Develop leaflets and information boards that explain the significant geological and geomorphological features that are characteristic of the AONB; develop projects that conserve and enhance historic structures that developed due to local geology, for example lime kilns around the North Devon High Coast or the silver mining industry in Combe Martin.
Undertake scrub clearance or woodland management on scheduled monuments and other important heritage sites, undertake small scale works on buildings of historic and cultural significance within the AONB, including those linked to 2nd World War D Day training. Undertake geophysical surveys on important heritage sites
Look at new innovative ways of grazing areas that are traditionally difficult to manage; look to develop projects that enable conservation grazing by sheep and cattle, that also promote locally sourced meat. For example use of Red Devon Cattle as conservation grazers.
Re-introduction of local apple varieties to orchards and facilitate the production and consumption of local fruit and cider
Management/restoration of traditional hedge-banks, small scale planting of woodlands using native broadleaved trees. (Note large scale projects should be supported by either Forestry Commission Woodland Grants Scheme or the larger Higher Tier and Mid Tier Countryside Stewardship Schemes through Defra)
Introduction of small solar panel schemes on the rooves of modern farm buildings, or the introduction of small-scale renewable wind projects on farms. Schemes that encourage and support the consumption of locally produced food. Projects that encourage the management of native woodland by utilising the woodland products locally, for example small charcoal burning enterprises, or other products made from wood.
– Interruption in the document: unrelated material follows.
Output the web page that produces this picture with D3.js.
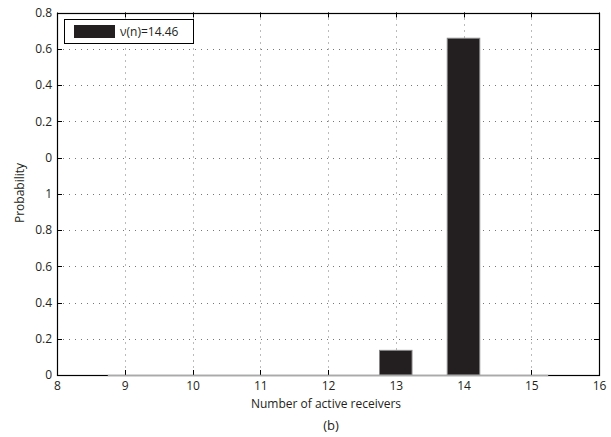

Schemes that improve water quality, reduce run off and reduce flooding. This could involve stream attenuation projects to assist with flooding, creation of new habitat adjacent to water courses. fencing of streamside farmland to prevent stock entering the water, reducing high volumes of water from farmyards
Small scale renewable energy projects would be considered provided they did not conflict with the main purpose of conserving the natural beauty of the AONB.
Develop walking trails, leaflets and information boards that highlight the significance of the heritage and culture of the AONB
Projects that raise public awareness of the potential impact of climate change, particularly with regard to coastal erosion and flooding and what we might do to slow this down. This could include projects that manage the coastal land using natural solutions, to reduce the impact of sea level rise. Projects that try to reduce the effect of coastal squeeze on habitats by the creation of new ones that allow these habitats to roll back. (For example woodland edge planting on farmland behind our valuable coastal woodlands.
All forms of information and interpretation that raises awareness of the AONB and its special qualities and how these need to be conserved and managed for future generations.
Increase opportunities for access to the countryside by providing new permissive footpaths and access areas. Improve the infrastructure on all access areas, to ensure more people can enjoy the AONB. Provide opportunity for schools to visit working farms and learn about the importance of farming in managing the countryside.
Projects that encourage all sectors of the community to enjoy and receive the health benefits of the countryside to both visitors and those that live in or on the edge of the AONB.